A tour of a few keepsakes I have.

Lizzie

When my sister Lizzie came back from her honeymoon, she brought me a small wooden carving of a man sitting down, his head tilted to the side and resting on the palm of his hand.

He doesn't have any facial features, but I've always imagined him to be quite glum, as if he has spent a long time alone chasing his thoughts and is pretending not to notice that they never go anywhere.

When the gift was given, I had felt that way quite a lot of the time for quite a while, and it was about as much fun as it sounds.  It's just a little token and it's likely I'm reading way too much into the gift (although maybe not!) but I was quite touched when I received it, and it's sitting on our mantelpiece today.

Martin

My primary school education was a little bit weird.  It took a couple of years for everyone to agree that the standard curriculum was doing me more harm than good and to decide what to do about it.  In the end, I was taken out of regular classes, became "non-graded" and was assigned to a teacher named Martin Chance.  Whichever class he taught, I'd be there in the back, sometimes working with the class but mostly doing something else that he had assigned.

He taught me Go, tried valiantly to make me a good chess player, insisted that I read things I didn't like, which at the time included "The Tempest", "A Coral Island" and "War of the Worlds".  Where I wanted to focus on maths and programming, Martin insisted on teaching me philosophy, history and geography.

Martin became a friend of the family, and after I finished primary school I'd still go over to his place to talk or to mow the lawn or whatever.  Although in later years we drifted apart, I still consider him a great friend and can't help but acknowledge the great positive influence he has been in my life.

Which is pretty much the reason I keep a small wooden box with a pair of Baoding balls in it.

Tilly

I love my nieces, and probably the worst thing about being an expat is that I only get to see them very rarely.  The main reason I still have a Facebook account is because that's the place I'm most likely to find new photos of them.

We've yet to receive anything from Georgia, our youngest niece, but if you looked around our flat for long enough you would find a drawing of Aunty Jolie & myself, standing underneath a London rainbow next to some flowers, as well as a cardboard canary, with wings made by cutting around the outlines of a pair of small hands.

Bice

(Ah ha ha! Hoisted by your own petard!)

Because sometimes it's okay to conform unthinkingly to your gender stereotype, I haven't owned a fluffy stuffed toy in years.  I have Bice to thank for changing that.

For a while, I've wanted to own a dog – a big dog, like a Newfoundland Terrier.  But for all of that time, I haven't felt as if I could responsibly own one.  As a renter, I didn't want to be forced to move somewhere I couldn't have pets and I used to travel quite a lot for work.

I explained this to Bice once.  The way I put it was that my five year plan was to own a dog, and that getting a mortgage was a step in the middle.

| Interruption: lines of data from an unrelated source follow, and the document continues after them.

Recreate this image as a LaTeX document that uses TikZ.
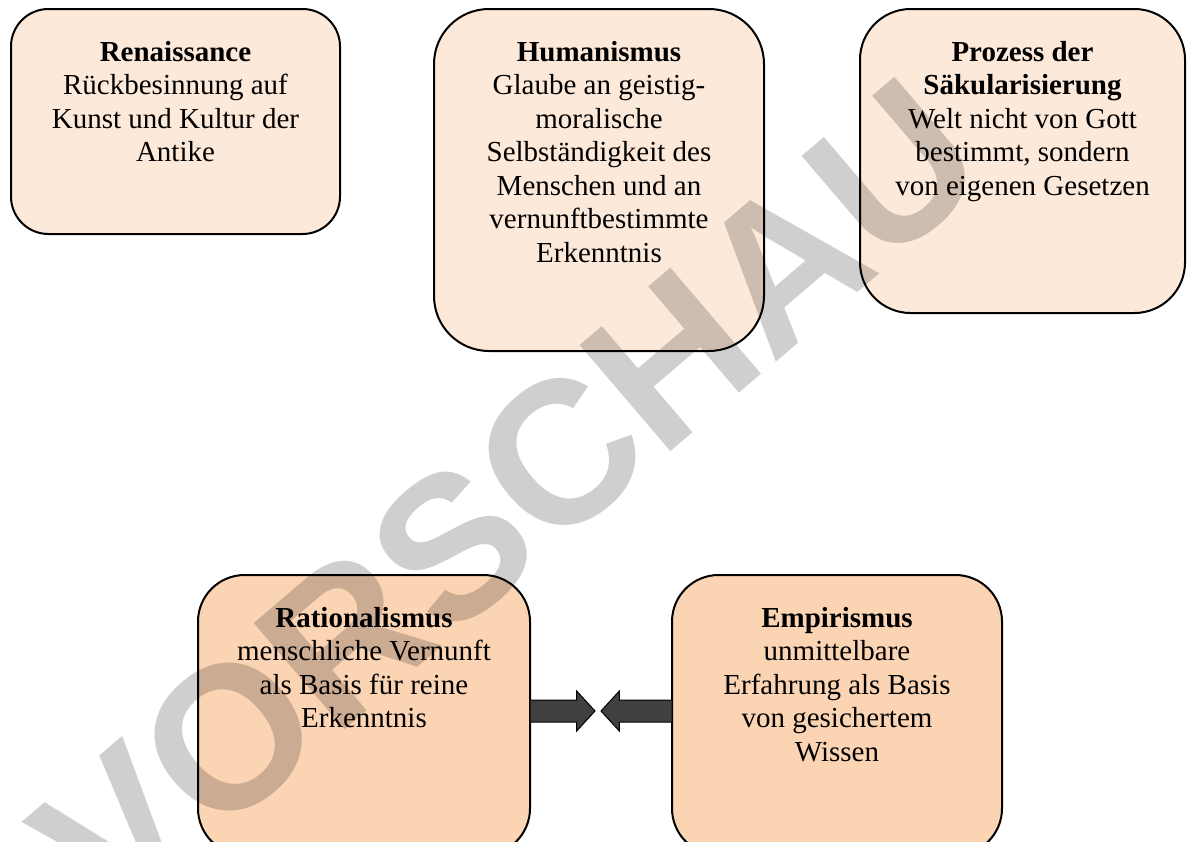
\documentclass[tikz,border=0pt]{standalone}
\usepackage{fontspec}
\setmainfont{Liberation Serif}
\newfontfamily\wmfont{Liberation Sans}
\usetikzlibrary{positioning,shapes.arrows}

\definecolor{toppeach}{HTML}{FDE9D9}
\definecolor{lowpeach}{HTML}{FBD4B4}
\definecolor{arrowgray}{HTML}{404040}

% width, height, bold title, body lines
\newcommand{\boxtext}[4]{\parbox[c][#2][t]{#1}{\centering\rule{0pt}{26pt}\textbf{#3}\\#4}}

\begin{document}
\begin{tikzpicture}[x=0.5pt,y=-0.5pt,
		box/.style={draw=black, line width=1pt, rounded corners=#1, inner sep=0pt, outer sep=0pt,
			anchor=north west, font=\fontsize{14.5pt}{16.75pt}\selectfont},
		blockarrow/.style={single arrow, draw=black, line width=0.5pt, fill=arrowgray, inner xsep=0pt,
			inner ysep=5.25pt, outer sep=0pt, single arrow head extend=4.5pt, single arrow tip angle=95, anchor=tail},
		wm/.style={font=\wmfont\bfseries\fontsize{101.5pt}{101.5pt}\selectfont, text=black,
			text opacity=0.19, inner sep=0pt}
		]
		\useasboundingbox (0,0) rectangle (1187,841);
		
		% upper row
		\node[box=18.75pt, fill=toppeach] (ren) at (11,9)
		{\boxtext{164.5pt}{112.5pt}{Renaissance}{Rückbesinnung auf\\Kunst und Kultur der\\Antike}};
		\node[box=27.5pt, fill=toppeach, right=47pt of ren.north east, anchor=north west] (hum)
		{\boxtext{165pt}{171pt}{Humanismus}{Glaube an geistig-\\moralische\\Selbständigkeit des\\Menschen und an\\vernunftbestimmte\\Erkenntnis}};
		\node[box=25.3pt, fill=toppeach, right=48pt of hum.north east, anchor=north west] (sak)
		{\boxtext{162.5pt}{152pt}{Prozess der\\Säkularisierung}{Welt nicht von Gott\\bestimmt, sondern\\von eigenen Gesetzen}};
		
		% lower row
		\node[box=23.3pt, fill=lowpeach] (rat) at (198,575)
		{\boxtext{166pt}{140pt}{Rationalismus}{menschliche Vernunft\\als Basis für reine\\Erkenntnis}};
		\node[box=23.3pt, fill=lowpeach, right=71pt of rat.north east, anchor=north west] (emp)
		{\boxtext{165pt}{140pt}{Empirismus}{unmittelbare\\Erfahrung als Basis\\von gesichertem\\Wissen}};
		
		% arrows
		\node[blockarrow, minimum height=32.5pt] (ratarrow) at ([yshift=2pt]rat.east) {};
		\node[blockarrow, minimum height=35.5pt, shape border rotate=180] (emparrow) at ([yshift=2pt]emp.west) {};
		
		% watermark
		\node[wm, rotate=40.5] (vorschau) at (508,499) {VORSCHAU};
\end{tikzpicture}
\end{document}
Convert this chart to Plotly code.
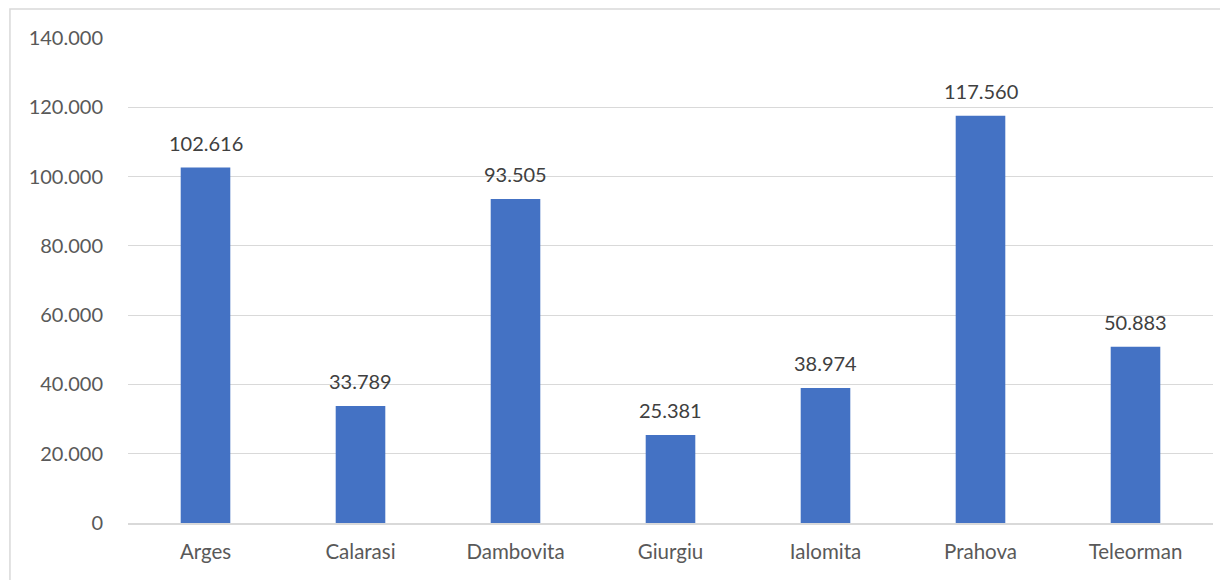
import plotly.graph_objects as go

categories = ["Arges", "Calarasi", "Dambovita", "Giurgiu", "Ialomita", "Prahova", "Teleorman"]
values = [102616, 33789, 93505, 25381, 38974, 117560, 50883]
tick_vals = [0, 20000, 40000, 60000, 80000, 100000, 120000, 140000]
tick_text = ["0", "20.000", "40.000", "60.000", "80.000", "100.000", "120.000", "140.000"]
value_labels = [f"{v:,}".replace(",", ".") for v in values]

fig = go.Figure(go.Bar(
    x=categories, y=values,
    marker=dict(color="#4472C4", line=dict(width=0)),
    cliponaxis=False,
))

annotations = [
    dict(x=c, y=v, xref="x", yref="y", text=t, showarrow=False,
         yanchor="middle", yshift=25,
         font=dict(family="Lato", size=20, color="#404040"))
    for c, v, t in zip(categories, values, value_labels)
]

fig.update_layout(
    width=1220, height=572,
    margin=dict(l=120, r=15, t=30, b=57),
    paper_bgcolor="white", plot_bgcolor="white",
    bargap=0.68,
    showlegend=False,
    font=dict(family="Lato", size=20, color="#595959"),
    xaxis=dict(showgrid=False, showline=True, linecolor="#D9D9D9", linewidth=1.5,
               ticks="", ticklabelstandoff=10,
               tickfont=dict(size=20.5, color="#595959")),
    yaxis=dict(range=[0, 140000], tickvals=tick_vals, ticktext=tick_text,
               showgrid=True, gridcolor="#D9D9D9", gridwidth=1.2, zeroline=False,
               showline=False, ticks="", ticklabelstandoff=24,
               tickfont=dict(size=20, color="#595959")),
    annotations=annotations,
    shapes=[dict(type="rect", xref="paper", yref="paper",
                 x0=-0.1088, x1=1.0111, y0=-0.2, y1=1.0598,
                 line=dict(color="#D9D9D9", width=1.5), fillcolor="rgba(0,0,0,0)",
                 layer="below")],
)

fig.write_html("out.html")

I also explained it to Joliette while we were courting each other.  It's important to make sure that you have the same priorities before making a commitment, no?  She isn't as set on a Newfie as I am, but we are both equally torn between our desire to keep living centrally in London and for a big, slobbering, canine friend.

When Bice visited for our wedding, he somehow remembered our offhand conversation, and brought us a plush black Newfoundland, whom Jolie & I promptly christened Mortgage.